The Boards of Directors of both companies, including an independent special committee of the Fortegra Board, have unanimously approved the transaction. Following the execution of the merger agreement, stockholders representing approximately 62% of the outstanding shares of Fortegra common stock executed a written consent adopting and approving the merger agreement. No additional stockholder approvals are necessary to adopt the merger agreement or consummate the transaction. The merger agreement includes a 30-day "go-shop" period during which the special committee of the Fortegra Board of Directors, with the assistance of its independent financial and legal advisors, will actively solicit, receive, evaluate and potentially enter into negotiations with interested parties that offer alternative proposals. It is not anticipated that any developments will be disclosed with regard to this process unless Fortegra's special committee makes a decision with respect to a potential superior proposal. There are no guarantees that this process will result in a superior proposal.
Tiptree and Fortegra expect to complete the transaction in late 2014 or early 2015 after satisfaction of customary closing conditions, including, among other things, insurance regulatory approvals and expiration or termination of the waiting period under the Hart-Scott-Rodino Antitrust Improvements Act of 1976. There is no financing contingency. Upon completion of the transaction, Fortegra common shares will no longer be registered with the SEC nor trade on the NYSE.
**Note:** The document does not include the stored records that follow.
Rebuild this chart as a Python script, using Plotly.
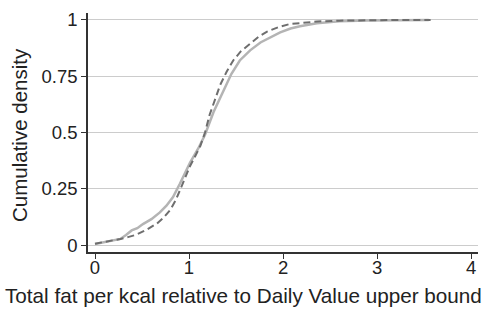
import plotly.graph_objects as go

solid_x = [0, 0.1, 0.2, 0.27, 0.33, 0.39, 0.45, 0.51, 0.6, 0.69, 0.76, 0.83, 0.9, 0.95, 1.01, 1.1, 1.17, 1.26, 1.38, 1.45, 1.54, 1.65, 1.76, 1.87, 1.97, 2.08, 2.18, 2.36, 2.6, 2.9, 3.2, 3.55]
solid_y = [0.005, 0.012, 0.02, 0.027, 0.045, 0.065, 0.075, 0.093, 0.115, 0.145, 0.175, 0.213, 0.27, 0.315, 0.365, 0.43, 0.49, 0.59, 0.70, 0.76, 0.82, 0.865, 0.9, 0.925, 0.945, 0.962, 0.972, 0.985, 0.994, 0.998, 0.999, 1.0]

dash_x = [0, 0.1, 0.2, 0.27, 0.35, 0.44, 0.55, 0.66, 0.73, 0.8, 0.86, 0.9, 0.95, 1.01, 1.06, 1.12, 1.17, 1.22, 1.28, 1.33, 1.4, 1.47, 1.55, 1.65, 1.74, 1.83, 1.95, 2.07, 2.2, 2.36, 2.6, 2.9, 3.2, 3.57]
dash_y = [0.006, 0.013, 0.02, 0.027, 0.035, 0.046, 0.068, 0.096, 0.122, 0.156, 0.2, 0.24, 0.29, 0.35, 0.39, 0.44, 0.50, 0.58, 0.65, 0.71, 0.77, 0.82, 0.86, 0.896, 0.925, 0.948, 0.968, 0.982, 0.988, 0.993, 0.997, 0.999, 1.0, 1.0]

x_ticks = [0, 1, 2, 3, 4]
y_ticks = [0, 0.25, 0.5, 0.75, 1]
y_tick_text = ["0", "0.25", "0.5", "0.75", "1"]
x_title = "Total fat per kcal relative to Daily Value upper bound"
y_title = "Cumulative density"

W, H = 487, 309
L, R, T, B = 88, 9, 13, 57
pw, ph = W - L - R, H - T - B

fig = go.Figure()
fig.add_trace(go.Scatter(x=solid_x, y=solid_y, mode="lines",
                         line=dict(color="#b4b4b4", width=2.5), showlegend=False))
fig.add_trace(go.Scatter(x=dash_x, y=dash_y, mode="lines",
                         line=dict(color="#6e6e6e", width=2, dash="7px,4px"), showlegend=False))

fam = "Liberation Sans, Arial, sans-serif"
tickfont = dict(family=fam, size=18.5, color="#222222")
fig.update_layout(
    width=W, height=H,
    margin=dict(l=L, r=R, t=T, b=B),
    paper_bgcolor="white", plot_bgcolor="white",
    font=dict(family=fam, color="#222222"),
    xaxis=dict(range=[-0.0745, 4.074], tickvals=x_ticks, ticktext=[str(v) for v in x_ticks],
               showgrid=False, zeroline=False, showline=True, linecolor="#333333", linewidth=1.5,
               ticks="outside", ticklen=5, tickcolor="#333333", tickwidth=1.2,
               ticklabelstandoff=-7,
               automargin=False, tickfont=tickfont),
    yaxis=dict(range=[-0.031, 1.031], tickvals=y_ticks, ticktext=y_tick_text,
               showgrid=True, gridcolor="#cccccc", gridwidth=1, zeroline=False,
               showline=True, linecolor="#333333", linewidth=1.5,
               ticks="outside", ticklen=5, tickcolor="#333333", tickwidth=1.2,
               automargin=False, tickfont=tickfont),
    annotations=[
        dict(text=x_title, xref="paper", yref="paper",
             x=(W / 2 - L) / pw, y=(T + ph - 295) / ph, xanchor="center", yanchor="middle",
             showarrow=False, font=dict(family=fam, size=20.7, color="#222222")),
        dict(text=y_title, xref="paper", yref="paper", textangle=-90,
             x=(19 - L) / pw, y=(T + ph - 135) / ph, xanchor="center", yanchor="middle",
             showarrow=False, font=dict(family=fam, size=20.5, color="#222222")),
    ],
)
fig.write_html("out.html", config={"displayModeBar": False},
               post_script="document.body.style.margin='0';")
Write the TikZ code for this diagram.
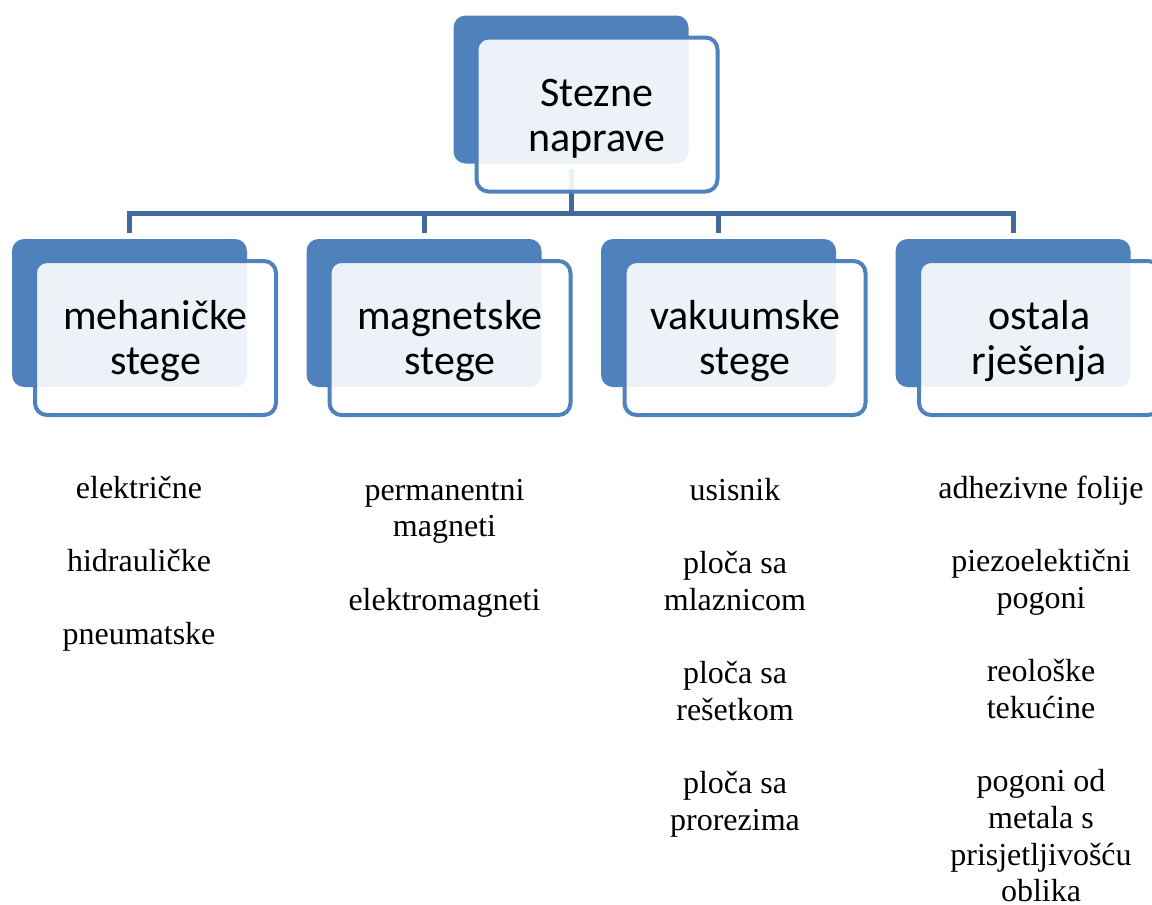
\documentclass[tikz,border=0pt]{standalone}
\usepackage{fontspec}
\setmainfont{Liberation Serif}
\newfontfamily\boxfont{Carlito}
\definecolor{accent}{HTML}{4F81BD}
\definecolor{connblue}{RGB}{65,105,156}
\newcommand{\topstrut}{\rule{0pt}{36pt}}
\begin{document}
\begin{tikzpicture}[x=1pt,y=-1pt,
  backbox/.style={rounded corners=12pt, fill=accent, draw=none, minimum width=235pt, minimum height=148pt, inner sep=0pt, outer sep=0pt},
  frontbox/.style={rounded corners=12pt, fill=white, fill opacity=0.9, text opacity=1, draw=accent, line width=4pt, minimum width=241pt, minimum height=154pt, inner sep=0pt, outer sep=0pt, align=center, font=\boxfont\fontsize{42}{45}\selectfont},
  conn/.style={draw=connblue, line width=5pt},
  listtext/.style={align=center, anchor=north, inner sep=0pt, font=\fontsize{32}{36.7}\selectfont}
]
\useasboundingbox (0,0) rectangle (1152,905);
% back boxes
\node[backbox] (b0) at (571,89.5) {};
\node[backbox] (b1) at (129.5,313) {};
\node[backbox] (b2) at (424,313) {};
\node[backbox] (b3) at (718.5,313) {};
\node[backbox] (b4) at (1013,313) {};
% connectors
\coordinate (hub) at (571,213.5);
\draw[conn] ([yshift=-5pt]b0.south) -- (hub);
\draw[conn] ([yshift=6pt]b1.north) |- (hub) -| ([yshift=6pt]b4.north);
\draw[conn] ([yshift=6pt]b2.north) -- (b2.north |- hub);
\draw[conn] ([yshift=6pt]b3.north) -- (b3.north |- hub);
% front boxes
\node[frontbox] (f0) at (597,114.5) {\topstrut Stezne\\naprave};
\node[frontbox] (f1) at (155.5,338) {\topstrut mehaničke\\stege};
\node[frontbox] (f2) at (450,338) {\topstrut magnetske\\stege};
\node[frontbox] (f3) at (745,338) {\topstrut vakuumske\\stege};
\node[frontbox] (f4) at (1039.5,338) {\topstrut ostala\\rješenja};
% lists
\node[listtext] (l1) at (139,472.3) {\strut električne\\[36.7pt]hidrauličke\\[36.7pt]pneumatske};
\node[listtext] (l2) at (444.5,474.3) {\strut permanentni\\magneti\\[36.7pt]elektromagneti};
\node[listtext] (l3) at (735,474.3) {\strut usisnik\\[36.7pt]ploča sa\\mlaznicom\\[36.7pt]ploča sa\\rešetkom\\[36.7pt]ploča sa\\prorezima};
\node[listtext] (l4) at (1041,472.3) {\strut adhezivne folije\\[36.7pt]piezoelektični\\pogoni\\[36.7pt]reološke\\tekućine\\[36.7pt]pogoni od\\metala s\\prisjetljivošću\\oblika};
\end{tikzpicture}
\end{document}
RBC Capital Markets, LLC acted as lead financial advisor and Wells Fargo Securities, LLC acted as financial advisor and lead financing arranger to Tiptree. Willis Capital Markets & Advisory acted as financial advisor to Fortegra and rendered a fairness opinion (subject to the assumptions, qualifications and limitations set forth therein) to its Board of Directors in conjunction with this transaction. Schulte Roth & Zabel LLP and Debevoise & Plimpton LLP served as legal counsel to Tiptree. Kilpatrick Townsend & Stockton LLP served as legal counsel to Fortegra.
* Trina Solar Ltd. (NYSE: TSL) announced the acquisition of a 49.9 MW utility-scale ground-mounted power project in the UK from Good Energy Group PLC ("Good Energy").
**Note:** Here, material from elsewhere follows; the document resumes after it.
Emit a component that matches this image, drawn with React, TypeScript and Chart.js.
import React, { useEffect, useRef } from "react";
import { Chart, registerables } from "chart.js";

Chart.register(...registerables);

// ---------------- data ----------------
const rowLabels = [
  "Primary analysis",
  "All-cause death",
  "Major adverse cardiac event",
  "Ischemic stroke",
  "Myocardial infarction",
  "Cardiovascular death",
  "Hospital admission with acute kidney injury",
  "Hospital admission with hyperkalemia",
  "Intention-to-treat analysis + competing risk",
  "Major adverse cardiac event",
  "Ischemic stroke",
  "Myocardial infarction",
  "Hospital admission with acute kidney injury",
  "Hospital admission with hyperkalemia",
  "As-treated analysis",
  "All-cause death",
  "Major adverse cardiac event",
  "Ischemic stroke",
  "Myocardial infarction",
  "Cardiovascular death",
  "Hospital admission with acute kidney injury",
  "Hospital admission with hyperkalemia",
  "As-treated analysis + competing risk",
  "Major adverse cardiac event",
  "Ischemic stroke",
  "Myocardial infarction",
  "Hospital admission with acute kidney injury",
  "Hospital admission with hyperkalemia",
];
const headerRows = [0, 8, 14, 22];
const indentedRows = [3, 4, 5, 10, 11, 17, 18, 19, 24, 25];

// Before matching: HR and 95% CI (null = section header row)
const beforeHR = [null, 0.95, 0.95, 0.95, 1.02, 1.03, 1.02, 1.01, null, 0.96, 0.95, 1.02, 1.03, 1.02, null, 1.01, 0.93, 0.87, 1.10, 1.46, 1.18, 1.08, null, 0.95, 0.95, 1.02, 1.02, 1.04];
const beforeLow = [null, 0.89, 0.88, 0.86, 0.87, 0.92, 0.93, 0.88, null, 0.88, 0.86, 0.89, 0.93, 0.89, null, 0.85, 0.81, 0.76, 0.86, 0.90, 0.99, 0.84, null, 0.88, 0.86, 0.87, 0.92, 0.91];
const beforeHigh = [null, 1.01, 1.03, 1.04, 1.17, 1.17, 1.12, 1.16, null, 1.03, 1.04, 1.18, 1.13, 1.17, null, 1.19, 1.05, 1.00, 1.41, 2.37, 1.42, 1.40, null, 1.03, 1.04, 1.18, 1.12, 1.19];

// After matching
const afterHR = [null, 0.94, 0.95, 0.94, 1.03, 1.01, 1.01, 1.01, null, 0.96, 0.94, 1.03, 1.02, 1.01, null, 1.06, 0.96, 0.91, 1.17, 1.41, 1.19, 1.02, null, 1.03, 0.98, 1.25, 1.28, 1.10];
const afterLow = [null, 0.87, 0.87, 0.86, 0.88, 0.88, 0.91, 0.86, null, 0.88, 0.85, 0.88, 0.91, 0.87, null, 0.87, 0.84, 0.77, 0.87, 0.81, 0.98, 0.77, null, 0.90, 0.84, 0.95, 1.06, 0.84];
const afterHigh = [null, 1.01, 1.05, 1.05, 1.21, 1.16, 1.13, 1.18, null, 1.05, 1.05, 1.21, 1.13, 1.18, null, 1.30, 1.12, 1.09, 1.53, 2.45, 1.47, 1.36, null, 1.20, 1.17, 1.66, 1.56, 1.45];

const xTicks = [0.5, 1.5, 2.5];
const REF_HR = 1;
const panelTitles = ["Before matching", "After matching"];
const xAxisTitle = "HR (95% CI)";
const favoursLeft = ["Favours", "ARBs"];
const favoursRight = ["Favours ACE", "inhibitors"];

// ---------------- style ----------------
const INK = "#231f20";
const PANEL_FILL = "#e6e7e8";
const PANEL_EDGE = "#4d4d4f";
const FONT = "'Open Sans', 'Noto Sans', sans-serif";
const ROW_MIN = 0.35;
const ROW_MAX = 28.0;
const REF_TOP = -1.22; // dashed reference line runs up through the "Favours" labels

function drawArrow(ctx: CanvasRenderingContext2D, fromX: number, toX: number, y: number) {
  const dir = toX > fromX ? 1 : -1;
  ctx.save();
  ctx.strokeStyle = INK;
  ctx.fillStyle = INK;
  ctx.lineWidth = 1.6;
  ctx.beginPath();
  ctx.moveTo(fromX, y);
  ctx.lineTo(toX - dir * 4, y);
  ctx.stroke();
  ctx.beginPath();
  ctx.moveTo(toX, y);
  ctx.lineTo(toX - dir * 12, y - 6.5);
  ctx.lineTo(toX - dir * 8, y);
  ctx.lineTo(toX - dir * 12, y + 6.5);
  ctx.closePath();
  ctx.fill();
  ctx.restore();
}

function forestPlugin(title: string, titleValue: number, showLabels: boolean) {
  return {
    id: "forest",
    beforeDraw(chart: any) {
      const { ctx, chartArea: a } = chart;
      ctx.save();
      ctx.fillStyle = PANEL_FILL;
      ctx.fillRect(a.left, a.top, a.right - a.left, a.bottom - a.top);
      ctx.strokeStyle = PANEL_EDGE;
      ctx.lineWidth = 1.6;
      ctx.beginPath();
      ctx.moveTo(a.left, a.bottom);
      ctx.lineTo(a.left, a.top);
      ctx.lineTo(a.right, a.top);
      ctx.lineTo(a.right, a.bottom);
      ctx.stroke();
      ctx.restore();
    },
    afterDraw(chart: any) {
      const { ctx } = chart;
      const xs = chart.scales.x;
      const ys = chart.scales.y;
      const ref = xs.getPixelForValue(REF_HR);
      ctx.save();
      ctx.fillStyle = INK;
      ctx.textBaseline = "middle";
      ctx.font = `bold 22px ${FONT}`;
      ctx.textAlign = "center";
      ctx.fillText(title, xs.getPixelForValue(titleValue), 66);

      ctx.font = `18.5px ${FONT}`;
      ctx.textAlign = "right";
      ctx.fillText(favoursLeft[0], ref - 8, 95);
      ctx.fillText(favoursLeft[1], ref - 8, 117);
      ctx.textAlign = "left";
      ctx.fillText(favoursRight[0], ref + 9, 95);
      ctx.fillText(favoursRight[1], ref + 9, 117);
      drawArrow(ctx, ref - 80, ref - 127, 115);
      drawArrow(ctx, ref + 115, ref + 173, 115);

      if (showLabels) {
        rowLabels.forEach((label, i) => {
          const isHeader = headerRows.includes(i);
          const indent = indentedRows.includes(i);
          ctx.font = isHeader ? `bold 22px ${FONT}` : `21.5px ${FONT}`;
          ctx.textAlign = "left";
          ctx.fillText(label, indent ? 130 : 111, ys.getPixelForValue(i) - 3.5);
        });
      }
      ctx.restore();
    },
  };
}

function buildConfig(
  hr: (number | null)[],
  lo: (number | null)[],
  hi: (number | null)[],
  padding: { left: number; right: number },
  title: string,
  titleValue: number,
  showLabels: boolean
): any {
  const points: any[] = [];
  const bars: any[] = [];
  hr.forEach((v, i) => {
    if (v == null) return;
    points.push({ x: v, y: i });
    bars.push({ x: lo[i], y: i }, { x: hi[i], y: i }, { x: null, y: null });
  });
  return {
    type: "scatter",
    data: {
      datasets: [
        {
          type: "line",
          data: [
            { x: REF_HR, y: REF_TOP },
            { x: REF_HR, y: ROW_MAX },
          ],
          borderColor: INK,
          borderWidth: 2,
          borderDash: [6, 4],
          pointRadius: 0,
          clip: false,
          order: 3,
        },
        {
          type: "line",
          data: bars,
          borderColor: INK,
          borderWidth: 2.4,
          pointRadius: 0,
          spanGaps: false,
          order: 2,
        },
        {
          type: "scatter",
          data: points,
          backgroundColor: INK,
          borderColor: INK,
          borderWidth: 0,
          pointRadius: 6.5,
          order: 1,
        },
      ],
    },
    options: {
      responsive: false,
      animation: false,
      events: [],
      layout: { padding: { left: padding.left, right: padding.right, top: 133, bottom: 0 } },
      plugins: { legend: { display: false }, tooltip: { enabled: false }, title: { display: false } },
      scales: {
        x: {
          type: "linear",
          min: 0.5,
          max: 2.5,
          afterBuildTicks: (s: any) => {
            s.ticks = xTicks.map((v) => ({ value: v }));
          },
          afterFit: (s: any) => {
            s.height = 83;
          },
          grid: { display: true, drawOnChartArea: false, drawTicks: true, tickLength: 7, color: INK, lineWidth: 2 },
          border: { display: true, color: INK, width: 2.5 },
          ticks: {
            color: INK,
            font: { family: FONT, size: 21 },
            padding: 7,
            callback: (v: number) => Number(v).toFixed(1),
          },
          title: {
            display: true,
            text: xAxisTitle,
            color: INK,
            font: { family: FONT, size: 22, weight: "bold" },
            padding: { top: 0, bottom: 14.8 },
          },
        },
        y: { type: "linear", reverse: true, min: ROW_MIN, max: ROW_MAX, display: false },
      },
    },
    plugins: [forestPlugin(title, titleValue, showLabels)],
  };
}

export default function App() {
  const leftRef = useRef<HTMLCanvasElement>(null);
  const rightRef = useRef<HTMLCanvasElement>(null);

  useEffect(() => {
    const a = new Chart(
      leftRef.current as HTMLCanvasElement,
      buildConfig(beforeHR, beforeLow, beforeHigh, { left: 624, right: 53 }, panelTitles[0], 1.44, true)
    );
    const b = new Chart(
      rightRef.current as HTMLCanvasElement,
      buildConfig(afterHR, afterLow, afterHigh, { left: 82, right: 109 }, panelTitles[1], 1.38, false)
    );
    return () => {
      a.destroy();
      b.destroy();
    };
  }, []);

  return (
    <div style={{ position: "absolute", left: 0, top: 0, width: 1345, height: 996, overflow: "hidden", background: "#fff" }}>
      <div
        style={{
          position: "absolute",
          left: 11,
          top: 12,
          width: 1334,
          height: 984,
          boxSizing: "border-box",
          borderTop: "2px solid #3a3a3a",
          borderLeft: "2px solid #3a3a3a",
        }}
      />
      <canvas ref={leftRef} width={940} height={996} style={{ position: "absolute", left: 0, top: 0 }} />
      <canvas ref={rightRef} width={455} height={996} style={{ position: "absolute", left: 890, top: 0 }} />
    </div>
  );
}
The solar PV power plant received planning consent in January 2014 and will utilize Trina Solar's high quality PV modules. Construction will start in the third quarter of 2014 and the site is expected to be connected to the national grid before the end of the first quarter of 2015. If connection occurs prior to the end of March 2015 it will be entitled to receive 1.4 Renewables Obligation Certificates (ROCs) per megawatt-hour (MWh). Once operational, the project is expected to supply clean energy to more than 14,000 UK homes per year.
"This new project represents a new step forward for Trina Solar in the UK following the completion and grid-connection of our first two projects that totaled an installed capacity of 23.8 MWp. This new project will further strengthen our leading market position in the UK, as well as in Europe," said Mr. Jifan Gao, Chairman and Chief Executive Officer of Trina Solar. "As a mature and fast growing PV market, the UK presents opportunities for Trina to continue to invest in the downstream business. With a diversified downstream pipeline in China, Europe, Japan and Middle East, we are well positioned to realize our goal of 400 MW to 500 MW project developments this year."